- [Aim of the task] Look through the material below and copy exactly the lines from the line with "Convert this chart to Plotly code." to the line with "0.02, 0.02, 0.02, 0.02, 0.02, 0.02, 0.02, 0.02, 0.02, 0.02]", those two lines included.

- [Provided records]
---

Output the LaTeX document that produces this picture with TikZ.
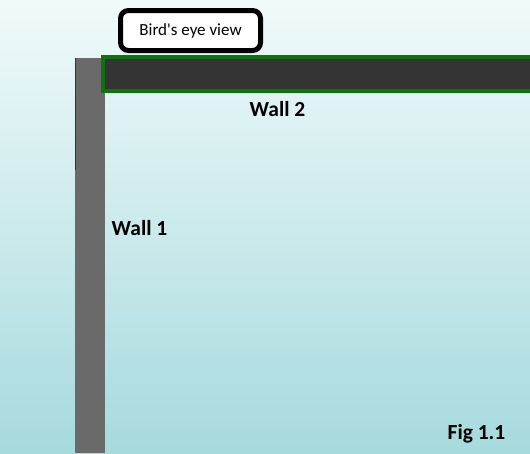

---

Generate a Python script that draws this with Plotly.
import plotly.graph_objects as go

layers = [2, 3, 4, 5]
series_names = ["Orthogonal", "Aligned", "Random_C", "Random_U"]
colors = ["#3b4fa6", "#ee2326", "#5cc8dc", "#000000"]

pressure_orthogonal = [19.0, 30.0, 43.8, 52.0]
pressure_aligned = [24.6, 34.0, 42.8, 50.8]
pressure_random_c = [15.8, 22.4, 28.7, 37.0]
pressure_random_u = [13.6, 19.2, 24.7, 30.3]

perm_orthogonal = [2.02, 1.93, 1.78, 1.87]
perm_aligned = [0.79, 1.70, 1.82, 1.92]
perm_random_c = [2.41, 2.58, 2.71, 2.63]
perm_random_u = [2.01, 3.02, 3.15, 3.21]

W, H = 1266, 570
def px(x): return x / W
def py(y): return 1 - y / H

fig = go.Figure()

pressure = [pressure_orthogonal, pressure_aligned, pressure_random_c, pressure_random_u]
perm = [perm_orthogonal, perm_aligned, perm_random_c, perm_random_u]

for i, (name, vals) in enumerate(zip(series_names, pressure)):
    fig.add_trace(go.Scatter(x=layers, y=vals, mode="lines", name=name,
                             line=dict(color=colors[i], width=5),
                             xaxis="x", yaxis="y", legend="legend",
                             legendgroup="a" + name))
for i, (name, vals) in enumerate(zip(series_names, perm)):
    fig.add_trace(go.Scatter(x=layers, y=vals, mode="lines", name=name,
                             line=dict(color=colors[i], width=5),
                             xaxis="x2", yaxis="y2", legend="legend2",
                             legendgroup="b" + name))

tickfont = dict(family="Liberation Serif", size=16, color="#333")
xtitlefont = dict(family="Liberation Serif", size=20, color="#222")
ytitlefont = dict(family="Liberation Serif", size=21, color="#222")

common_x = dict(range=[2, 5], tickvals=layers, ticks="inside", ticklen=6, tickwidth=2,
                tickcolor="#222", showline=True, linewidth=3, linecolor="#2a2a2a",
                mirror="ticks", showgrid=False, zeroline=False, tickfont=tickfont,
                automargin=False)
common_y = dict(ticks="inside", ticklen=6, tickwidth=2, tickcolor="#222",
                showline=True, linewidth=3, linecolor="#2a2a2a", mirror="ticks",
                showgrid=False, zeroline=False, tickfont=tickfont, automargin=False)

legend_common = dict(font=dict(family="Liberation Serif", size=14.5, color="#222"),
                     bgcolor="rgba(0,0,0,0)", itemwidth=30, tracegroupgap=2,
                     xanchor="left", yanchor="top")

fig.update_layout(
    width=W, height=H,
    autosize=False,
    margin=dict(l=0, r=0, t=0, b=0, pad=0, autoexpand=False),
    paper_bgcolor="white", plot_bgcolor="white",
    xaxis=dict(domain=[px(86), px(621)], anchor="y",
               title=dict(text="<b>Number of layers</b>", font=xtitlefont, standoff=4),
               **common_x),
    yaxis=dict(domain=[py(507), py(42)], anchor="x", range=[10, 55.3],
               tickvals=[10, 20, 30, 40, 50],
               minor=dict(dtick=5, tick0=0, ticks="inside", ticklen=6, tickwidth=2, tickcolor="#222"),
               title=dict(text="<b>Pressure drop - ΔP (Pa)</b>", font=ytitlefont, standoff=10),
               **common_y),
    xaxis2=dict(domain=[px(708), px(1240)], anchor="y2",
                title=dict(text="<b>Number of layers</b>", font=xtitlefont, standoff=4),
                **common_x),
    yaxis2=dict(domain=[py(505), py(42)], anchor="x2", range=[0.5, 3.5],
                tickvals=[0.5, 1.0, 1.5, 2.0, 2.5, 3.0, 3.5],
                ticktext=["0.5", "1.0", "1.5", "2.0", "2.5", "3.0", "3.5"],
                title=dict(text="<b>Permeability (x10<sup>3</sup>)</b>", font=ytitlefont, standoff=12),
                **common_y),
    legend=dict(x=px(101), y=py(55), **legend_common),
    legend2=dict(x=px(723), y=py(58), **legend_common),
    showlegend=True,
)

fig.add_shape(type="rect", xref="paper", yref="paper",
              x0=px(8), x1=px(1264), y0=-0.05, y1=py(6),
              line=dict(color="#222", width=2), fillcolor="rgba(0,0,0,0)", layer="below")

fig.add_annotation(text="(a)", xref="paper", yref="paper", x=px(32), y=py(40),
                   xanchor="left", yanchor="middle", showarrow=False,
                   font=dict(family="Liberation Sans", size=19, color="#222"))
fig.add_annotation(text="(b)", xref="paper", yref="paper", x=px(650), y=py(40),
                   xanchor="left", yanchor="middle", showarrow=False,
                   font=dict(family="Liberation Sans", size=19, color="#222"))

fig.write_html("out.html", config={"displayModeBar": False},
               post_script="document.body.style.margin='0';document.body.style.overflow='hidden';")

---

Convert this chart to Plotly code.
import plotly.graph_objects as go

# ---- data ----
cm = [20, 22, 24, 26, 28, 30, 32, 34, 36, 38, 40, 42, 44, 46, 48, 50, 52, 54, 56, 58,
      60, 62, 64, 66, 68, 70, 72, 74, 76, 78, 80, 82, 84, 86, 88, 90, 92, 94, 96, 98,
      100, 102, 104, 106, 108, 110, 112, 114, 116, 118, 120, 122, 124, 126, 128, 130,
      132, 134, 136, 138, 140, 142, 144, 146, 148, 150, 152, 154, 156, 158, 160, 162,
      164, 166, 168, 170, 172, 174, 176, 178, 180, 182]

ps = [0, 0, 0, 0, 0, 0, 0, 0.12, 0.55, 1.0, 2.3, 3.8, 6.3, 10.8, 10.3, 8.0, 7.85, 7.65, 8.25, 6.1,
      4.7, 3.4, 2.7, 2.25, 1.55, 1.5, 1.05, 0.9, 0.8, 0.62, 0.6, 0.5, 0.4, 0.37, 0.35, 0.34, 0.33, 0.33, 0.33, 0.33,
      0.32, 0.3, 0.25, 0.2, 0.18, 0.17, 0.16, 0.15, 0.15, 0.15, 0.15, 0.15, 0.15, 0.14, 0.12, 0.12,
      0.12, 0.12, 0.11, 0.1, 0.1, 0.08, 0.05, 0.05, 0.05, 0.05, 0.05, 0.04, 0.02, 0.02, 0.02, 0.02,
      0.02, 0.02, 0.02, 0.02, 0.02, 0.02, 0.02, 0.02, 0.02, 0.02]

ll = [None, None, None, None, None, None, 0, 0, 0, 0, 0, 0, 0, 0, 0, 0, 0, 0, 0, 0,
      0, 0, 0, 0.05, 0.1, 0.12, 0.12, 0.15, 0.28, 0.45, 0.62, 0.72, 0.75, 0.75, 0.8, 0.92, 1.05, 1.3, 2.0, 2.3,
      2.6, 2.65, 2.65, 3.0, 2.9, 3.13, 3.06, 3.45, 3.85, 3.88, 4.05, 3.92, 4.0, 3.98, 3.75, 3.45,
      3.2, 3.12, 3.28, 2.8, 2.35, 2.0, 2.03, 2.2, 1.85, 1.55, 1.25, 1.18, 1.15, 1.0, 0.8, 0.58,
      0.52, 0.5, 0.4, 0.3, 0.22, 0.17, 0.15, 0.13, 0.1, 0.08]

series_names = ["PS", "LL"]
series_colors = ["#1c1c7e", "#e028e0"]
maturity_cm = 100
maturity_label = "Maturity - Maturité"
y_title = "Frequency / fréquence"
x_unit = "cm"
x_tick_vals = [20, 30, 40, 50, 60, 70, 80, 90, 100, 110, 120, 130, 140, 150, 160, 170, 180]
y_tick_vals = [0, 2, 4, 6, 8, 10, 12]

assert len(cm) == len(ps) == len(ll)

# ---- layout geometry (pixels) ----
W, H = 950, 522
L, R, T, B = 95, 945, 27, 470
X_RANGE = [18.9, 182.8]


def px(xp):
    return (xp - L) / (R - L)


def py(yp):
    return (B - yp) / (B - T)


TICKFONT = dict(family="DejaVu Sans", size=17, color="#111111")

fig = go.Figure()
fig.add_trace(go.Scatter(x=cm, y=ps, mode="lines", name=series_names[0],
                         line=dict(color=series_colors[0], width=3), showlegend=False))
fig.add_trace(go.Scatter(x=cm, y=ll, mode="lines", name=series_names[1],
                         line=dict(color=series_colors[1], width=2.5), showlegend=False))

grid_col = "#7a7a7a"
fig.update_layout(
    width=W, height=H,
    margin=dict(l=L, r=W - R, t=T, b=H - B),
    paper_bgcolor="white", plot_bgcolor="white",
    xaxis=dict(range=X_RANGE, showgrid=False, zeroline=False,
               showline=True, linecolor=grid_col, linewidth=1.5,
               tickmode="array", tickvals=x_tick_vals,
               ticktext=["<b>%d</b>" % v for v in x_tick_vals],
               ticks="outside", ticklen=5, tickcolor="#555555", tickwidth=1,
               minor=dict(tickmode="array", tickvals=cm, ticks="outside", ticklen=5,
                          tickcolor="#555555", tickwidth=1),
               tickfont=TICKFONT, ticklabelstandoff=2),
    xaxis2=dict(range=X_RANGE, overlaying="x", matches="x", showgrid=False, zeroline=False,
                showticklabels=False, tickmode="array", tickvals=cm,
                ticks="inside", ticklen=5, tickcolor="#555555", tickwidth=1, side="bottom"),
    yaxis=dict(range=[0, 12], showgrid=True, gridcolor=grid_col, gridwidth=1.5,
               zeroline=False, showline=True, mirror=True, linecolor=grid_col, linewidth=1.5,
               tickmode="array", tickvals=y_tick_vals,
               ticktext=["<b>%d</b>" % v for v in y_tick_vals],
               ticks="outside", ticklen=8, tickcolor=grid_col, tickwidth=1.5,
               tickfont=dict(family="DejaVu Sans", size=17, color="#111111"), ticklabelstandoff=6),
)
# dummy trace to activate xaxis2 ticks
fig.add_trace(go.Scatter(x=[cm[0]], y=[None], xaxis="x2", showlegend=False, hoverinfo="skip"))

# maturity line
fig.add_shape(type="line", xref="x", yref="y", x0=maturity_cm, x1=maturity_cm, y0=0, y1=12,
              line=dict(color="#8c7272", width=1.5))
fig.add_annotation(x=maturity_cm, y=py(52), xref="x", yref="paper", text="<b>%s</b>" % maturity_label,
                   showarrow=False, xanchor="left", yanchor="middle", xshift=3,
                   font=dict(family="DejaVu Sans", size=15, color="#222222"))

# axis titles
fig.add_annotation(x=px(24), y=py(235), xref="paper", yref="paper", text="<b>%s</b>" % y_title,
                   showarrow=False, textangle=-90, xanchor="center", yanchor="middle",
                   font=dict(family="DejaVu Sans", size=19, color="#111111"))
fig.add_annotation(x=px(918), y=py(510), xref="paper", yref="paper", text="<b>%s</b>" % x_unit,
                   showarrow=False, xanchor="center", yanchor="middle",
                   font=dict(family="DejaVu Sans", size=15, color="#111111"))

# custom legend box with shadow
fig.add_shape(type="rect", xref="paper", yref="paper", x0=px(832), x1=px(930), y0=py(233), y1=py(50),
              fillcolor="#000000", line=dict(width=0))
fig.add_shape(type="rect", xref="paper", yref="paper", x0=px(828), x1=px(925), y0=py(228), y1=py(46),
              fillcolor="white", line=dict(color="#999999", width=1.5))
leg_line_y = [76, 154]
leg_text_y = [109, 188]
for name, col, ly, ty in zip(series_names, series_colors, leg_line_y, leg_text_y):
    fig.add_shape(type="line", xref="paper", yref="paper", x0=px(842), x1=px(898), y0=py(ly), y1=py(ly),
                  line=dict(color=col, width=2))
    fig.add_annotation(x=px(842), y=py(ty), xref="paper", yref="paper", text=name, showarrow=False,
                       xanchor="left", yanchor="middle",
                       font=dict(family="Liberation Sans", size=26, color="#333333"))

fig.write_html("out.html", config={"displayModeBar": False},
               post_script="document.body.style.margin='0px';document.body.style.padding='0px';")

---

- [Task response]
Convert this chart to Plotly code.
import plotly.graph_objects as go

# ---- data ----
cm = [20, 22, 24, 26, 28, 30, 32, 34, 36, 38, 40, 42, 44, 46, 48, 50, 52, 54, 56, 58,
      60, 62, 64, 66, 68, 70, 72, 74, 76, 78, 80, 82, 84, 86, 88, 90, 92, 94, 96, 98,
      100, 102, 104, 106, 108, 110, 112, 114, 116, 118, 120, 122, 124, 126, 128, 130,
      132, 134, 136, 138, 140, 142, 144, 146, 148, 150, 152, 154, 156, 158, 160, 162,
      164, 166, 168, 170, 172, 174, 176, 178, 180, 182]

ps = [0, 0, 0, 0, 0, 0, 0, 0.12, 0.55, 1.0, 2.3, 3.8, 6.3, 10.8, 10.3, 8.0, 7.85, 7.65, 8.25, 6.1,
      4.7, 3.4, 2.7, 2.25, 1.55, 1.5, 1.05, 0.9, 0.8, 0.62, 0.6, 0.5, 0.4, 0.37, 0.35, 0.34, 0.33, 0.33, 0.33, 0.33,
      0.32, 0.3, 0.25, 0.2, 0.18, 0.17, 0.16, 0.15, 0.15, 0.15, 0.15, 0.15, 0.15, 0.14, 0.12, 0.12,
      0.12, 0.12, 0.11, 0.1, 0.1, 0.08, 0.05, 0.05, 0.05, 0.05, 0.05, 0.04, 0.02, 0.02, 0.02, 0.02,
      0.02, 0.02, 0.02, 0.02, 0.02, 0.02, 0.02, 0.02, 0.02, 0.02]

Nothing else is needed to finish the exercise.